This week would be quite a move away from my usual routine. I will screen a training supervisor and another trainer to join my team. With that being said, let's move a little bit away from TandD and focus on another facet of human resources: Recruitment and Selection.
In more ways than one, I'm sure you've been through interviews and you've often wondered, "Why these formalities," or "where the heck do they get all those questions," or better yet, "how do I get rated?" Fret no more as we unravel the enigma behind those nerve-racking interview sessions, the framework behind those mind-bogglers, and how you are rated based on your ability to answer (or not answer) those questions.
There are a few phases to an interview session. There really are no hard rules, but generally, interviewers follow this format:
1. Introduction - Interviewer introduces him/herself to you, and vice-versa.
2. Putting the interviewee at ease - This is when the interviewer usually asks you, "How are you today?" or "Did you have a hard time finding the place?", etc.
3. Setting Expectations - This is the time when the interviewer sets your expectations on the length of the interview and what to expect. Usually, interviewers also ask you, "Would it be okay if I take down notes during the interview?" Of course, you always answer 'Yes.'
4. Agreement - Usually the interviwer asks, "Do you have any questions before we start?"
5. Interview Proper - This is what you've been preparing long and hard for.
The Competency-based interviews, and the S.T.A.R. format.
Competency-based interviews are based on the fact that you've demonstrated these behaviors/skills before, and will get to manifest them again.
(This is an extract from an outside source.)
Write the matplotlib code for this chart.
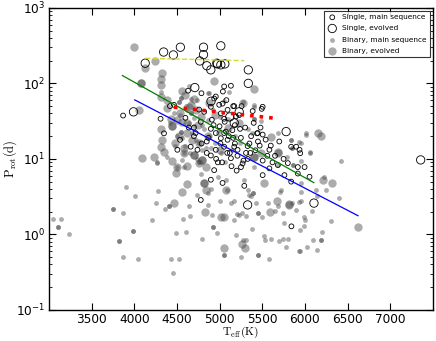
import matplotlib
matplotlib.use("Agg")
import matplotlib.pyplot as plt

plt.rcParams['mathtext.fontset'] = 'cm'
plt.rcParams['font.family'] = ['DejaVu Sans']

# Single, main sequence (small open circles)
single_ms_teff = [3870, 4309, 4349, 4419, 4466, 5133, 5505, 5842, 4780, 4937, 5172, 5192, 5180, 5494,
                  5388, 5439, 5505, 5945, 5898, 5584, 5035, 5290, 5251, 5505, 5584, 5682, 5760, 5839,
                  5917, 5996, 6054, 4537, 4506, 4780, 4898, 4956, 5015, 5074, 5094, 4662, 4741, 4898,
                  4956, 5054, 4898, 4996, 5094, 5054, 5054, 5172, 5211, 5505, 5839, 5937, 5917, 5133,
                  5270, 4898, 5160, 5258, 4937, 4956, 5039, 5054, 4788, 4631, 5035, 5447, 5329, 5015,
                  4700, 4850, 4600, 5250, 5350, 5450, 5600, 5700, 5150, 4820, 4930, 5120, 5300, 4980,
                  5200, 4760, 5080, 5400, 5650, 4700, 5230, 4870, 4910, 5000, 5060, 5110, 5180, 5240,
                  5310, 5370, 5420, 5480, 5540, 4960, 5030, 5140, 5210, 5280, 5360, 5470, 5560, 5620,
                  5750, 5800, 4790, 4850, 5010, 5090, 5160, 5330, 4640, 4720]
single_ms_prot = [37.5, 34, 21.8, 50, 52, 93, 49, 1.28, 2.86, 7.1, 50, 36.5, 28, 46,
                  43, 21.8, 21, 11.9, 14.5, 13.2, 4.8, 4.4, 7.8, 6.1, 7.5, 8.3, 6.1, 5.0,
                  6.4, 7.8, 5.8, 17.9, 13.2, 31, 25, 22, 18.8, 23, 17.9, 14.5, 13.2, 11.1,
                  13.2, 14.5, 49, 52, 44.6, 34, 22, 14.5, 13.2, 9.5, 14.5, 13.2, 7.8, 10.2,
                  8.7, 5.3, 50, 50, 63, 67, 78, 91, 74, 80, 54, 22, 14.8, 40,
                  20, 17, 35, 19, 16, 17, 15, 17, 24, 42, 28, 12, 26, 9,
                  7.0, 45, 60, 30, 11, 26, 38, 19, 33, 27, 31, 20, 16, 25,
                  12, 20, 13, 26, 18, 10, 9.0, 8.0, 11, 9.5, 12, 15, 11, 9.0,
                  10, 8.8, 16, 12, 16, 12, 19, 10, 26, 22]

# Single, evolved (large open circles)
single_ev_teff = [4345, 4459, 4541, 4129, 4812, 4812, 4768, 4851, 4898, 5015, 4968, 4976, 5062,
                  5337, 5337, 3992, 7356, 6106, 5329, 5780, 5015, 5172, 4710, 5120, 5230, 4900]
single_ev_prot = [260, 238, 301, 185, 301, 240, 198, 171, 151, 314, 185, 181, 181,
                  151, 100, 42, 9.7, 2.6, 2.46, 23, 176, 30, 88, 36, 42, 58]

# Binary, main sequence (small grey)
bin_ms_teff = [3906, 4007, 3748, 3748, 3866, 3054, 3141, 3110, 3110, 3239, 3984, 3984, 3819, 3819,
               3874, 4042, 4207, 4278, 4254, 4356, 4407, 4407, 4572, 4659, 4494, 4612, 4427, 4529,
               4459, 4792, 4647, 4965, 4921, 4921, 5050, 5050, 5195, 5251, 5274, 5313, 5376, 5450,
               5450, 5521, 5537, 5580, 5608, 5702, 5745, 5800, 5784, 5760, 5925, 5941, 5992, 5945,
               6023, 6090, 6184, 6184, 6141, 6196, 6302, 6396, 6219, 6243, 6141, 6082, 5996, 5984,
               5925, 5949, 5847, 5741, 5705, 5651, 5568, 5431, 5368, 5313, 5258, 5203, 5172, 5501,
               5447, 5447, 5898, 5956, 5721, 5682, 5231, 5172, 6133, 5956, 5329, 5388, 5388, 5348,
               5290, 5407, 4741, 4859, 4859, 4917, 5007, 4898, 5086, 5133, 4780, 4976, 5074, 4262,
               4270, 4584, 4506, 4565, 4760, 4760, 6427, 6063, 6054, 5956, 5859, 5859, 5682, 5792,
               6007, 6015, 5925, 5956, 5839, 5839, 5847, 5847, 5682, 5376, 5486, 5407, 5407, 5407,
               5407, 5270, 5047, 5113, 4859, 4878, 4643, 4662, 4741, 4553, 4553, 4529, 4529, 4466,
               4662, 4662, 4702, 4545, 4545, 4859, 5094, 4388, 4317, 4600, 4720, 4880, 4950, 5020,
               5150, 4680, 4790, 4560, 4620, 4840, 4990, 5240, 5330, 4420, 4500, 4650, 4700, 4760,
               4820, 4900, 4580, 4640, 4980, 5060, 5180, 4480, 4540, 4610, 4740, 4800, 4920, 5000]
bin_ms_prot = [4.3, 3.2, 2.15, 2.15, 1.9, 1.6, 1.6, 1.25, 1.25, 1.02, 1.1, 1.1, 0.82, 0.82,
               0.5, 0.47, 1.55, 3.8, 2.6, 2.2, 2.4, 2.4, 1.6, 1.75, 1.03, 1.08, 0.48, 0.48,
               0.31, 0.86, 2.4, 1.03, 1.27, 1.27, 0.53, 0.53, 0.97, 0.5, 0.85, 0.84, 1.17, 0.53,
               0.53, 0.96, 0.85, 0.48, 0.88, 0.83, 0.86, 0.88, 0.69, 1.42, 0.6, 0.6, 1.28, 1.15,
               0.69, 0.84, 0.84, 0.84, 0.63, 1.07, 1.49, 3.0, 5.7, 3.9, 3.2, 2.05, 1.56, 1.7,
               2.7, 3.6, 2.6, 1.9, 3.7, 2.05, 2.6, 2.6, 3.2, 1.77, 1.95, 1.87, 1.53, 1.68,
               1.9, 1.9, 2.1, 2.75, 3.9, 2.4, 1.8, 2.75, 3.9, 4.8, 3.9, 3.5, 3.5, 3.3,
               5.3, 7.8, 3.3, 3.5, 2.46, 1.8, 2.75, 3.97, 3.88, 2.6, 6.4, 5.8, 5.3, 8.9,
               9.0, 7.8, 7.8, 9.7, 9.2, 9.2, 9.5, 11.9, 12.5, 9.5, 8.3, 8.3, 8.3, 10.7,
               21.8, 21, 16.9, 16, 17.9, 17.9, 14, 14, 21.8, 21.8, 32, 33.7, 33.7, 52,
               49, 56, 58, 78, 74, 74, 91, 62, 60, 65, 65, 56, 56, 40,
               40, 40, 27, 23, 23, 33, 34, 10.7, 76, 15, 18, 20, 16, 12,
               13, 22, 28, 19, 45, 14, 24, 16, 25, 30, 20, 12, 35, 16,
               25, 14, 12, 30, 22, 9.0, 20, 15, 38, 50, 10, 13, 45, 36]

# Binary, evolved (large grey)
bin_ev_teff = [4094, 4466, 4556, 4494, 4623, 5054, 5262, 5301, 6622, 6321, 5819, 5670, 5588, 5054,
               5015, 4615, 4447, 4839, 4812, 4812, 4827, 4506, 4839, 5074, 5525, 6211, 5819, 3999,
               4125, 4239, 4325, 4313, 4309, 4074, 4074, 4937, 5407, 5270, 5231, 5604, 6184, 6153,
               5682, 5682, 5486, 5407, 5407, 4329, 4349, 4231, 4309, 4447, 4447, 4565, 4427, 4388,
               4623, 4702, 4702, 4800, 4800, 4760, 4309, 4054, 4309, 4388, 4520, 4580, 4680, 4750,
               4950, 5100, 4480, 4640, 4880, 4560, 4600, 4660, 4720, 4780, 4540, 4500, 4700, 4860,
               4620, 4760, 5000, 4580]
bin_ev_prot = [10.3, 2.6, 3.6, 6.6, 4.7, 0.66, 0.75, 0.66, 1.26, 4.8, 2.5, 2.8, 2.0, 1.7,
               1.7, 8.0, 9.5, 3.88, 4.8, 4.8, 2.0, 7.8, 7.8, 3.88, 4.8, 5.3, 2.46, 301,
               162, 198, 138, 113, 96, 100, 100, 106, 84, 55, 30, 19.5, 20, 22,
               11.9, 12.5, 11.9, 10.6, 10.6, 17.9, 12.5, 10.7, 25, 27, 27, 31, 34, 47,
               30, 11.1, 11.1, 9.7, 9.7, 8.7, 14.5, 45, 67, 60, 20, 14, 18, 28,
               38, 26, 16, 48, 55, 80, 70, 52, 44, 36, 40, 33, 62, 20,
               22, 16, 13, 12]

# Fit lines (endpoints)
yellow_teff = [4130, 5290]
yellow_prot = [215, 200]
green_teff = [3862, 6104]
green_prot = [127, 4.85]
blue_teff = [4007, 6622]
blue_prot = [60.4, 1.77]
red_teff = [4466, 5641]
red_prot = [48.4, 34.6]

fig = plt.figure(figsize=(4.36, 3.41), dpi=100)
ax = fig.add_axes([0.112, 0.091, 0.881, 0.886])

s_small = 12
s_large = 36
grey = '0.28'
alpha = 0.45

ax.scatter(single_ms_teff, single_ms_prot, s=s_small, facecolors='none', edgecolors='k',
           linewidths=0.6, label='Single, main sequence', zorder=3)
ax.scatter(single_ev_teff, single_ev_prot, s=s_large, facecolors='none', edgecolors='k',
           linewidths=0.6, label='Single, evolved', zorder=3)
ax.scatter(bin_ms_teff, bin_ms_prot, s=s_small, color=grey, alpha=alpha, linewidths=0,
           label='Binary, main sequence', zorder=2)
ax.scatter(bin_ev_teff, bin_ev_prot, s=s_large, color=grey, alpha=alpha, linewidths=0,
           label='Binary, evolved', zorder=2)

ax.plot(yellow_teff, yellow_prot, color=(0.85, 0.85, 0.2), ls='--', lw=1.0, zorder=4)
ax.plot(green_teff, green_prot, color=(0.0, 0.5, 0.0), lw=0.9, zorder=4)
ax.plot(blue_teff, blue_prot, color='b', lw=0.9, zorder=4)
ax.plot(red_teff, red_prot, color='r', ls=':', lw=2.6, zorder=4)

ax.set_yscale('log')
ax.set_xlim(3000, 7500)
ax.set_ylim(0.1, 1000)
ax.set_xticks([3500, 4000, 4500, 5000, 5500, 6000, 6500, 7000])
ax.tick_params(which='both', direction='in', top=True, right=True, labelsize=8.7)
ax.tick_params(which='major', length=5, width=0.8, pad=2.5)
ax.tick_params(which='minor', length=2.5, width=0.6)
for sp in ax.spines.values():
    sp.set_linewidth(1.0)

ax.set_xlabel(r'$\mathrm{T_{eff}(K)}$', fontsize=8.3)
ax.set_ylabel(r'$\mathrm{P_{rot}(d)}$', fontsize=9)
ax.xaxis.set_label_coords(0.5, -0.048)
ax.yaxis.set_label_coords(-0.078, 0.5)

leg = ax.legend(loc='upper right', fontsize=5.3, frameon=True, fancybox=False,
                borderaxespad=0.4, handletextpad=0.7, handlelength=1.3, labelspacing=0.68,
                scatterpoints=1, borderpad=0.45)
leg.get_frame().set_edgecolor('k')
leg.get_frame().set_linewidth(0.8)

fig.savefig('out.png', dpi=100)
In these types of interviews, you give the interviewer a glimpse of your achievements in the past, not what your plans for the future are. Moreover, behavioral interviews (as they are also called), are based on what the organization believes are the essential skills/behaviors that will ensure success in the role that you are pursuing.
I'm sure by now, you've been wondering what the S.T.A.R. format is all about. S.T.A.R. is the framework that behavioral interviews follow. S means situation. T stands for task. A is for action; and R is for result. Using the STAR format means that in screening for a certain competency, an interviewer will ask you for a certain situation in the past wherein you displayed the competency; what you were supposed to do, how did you do it, and what happened.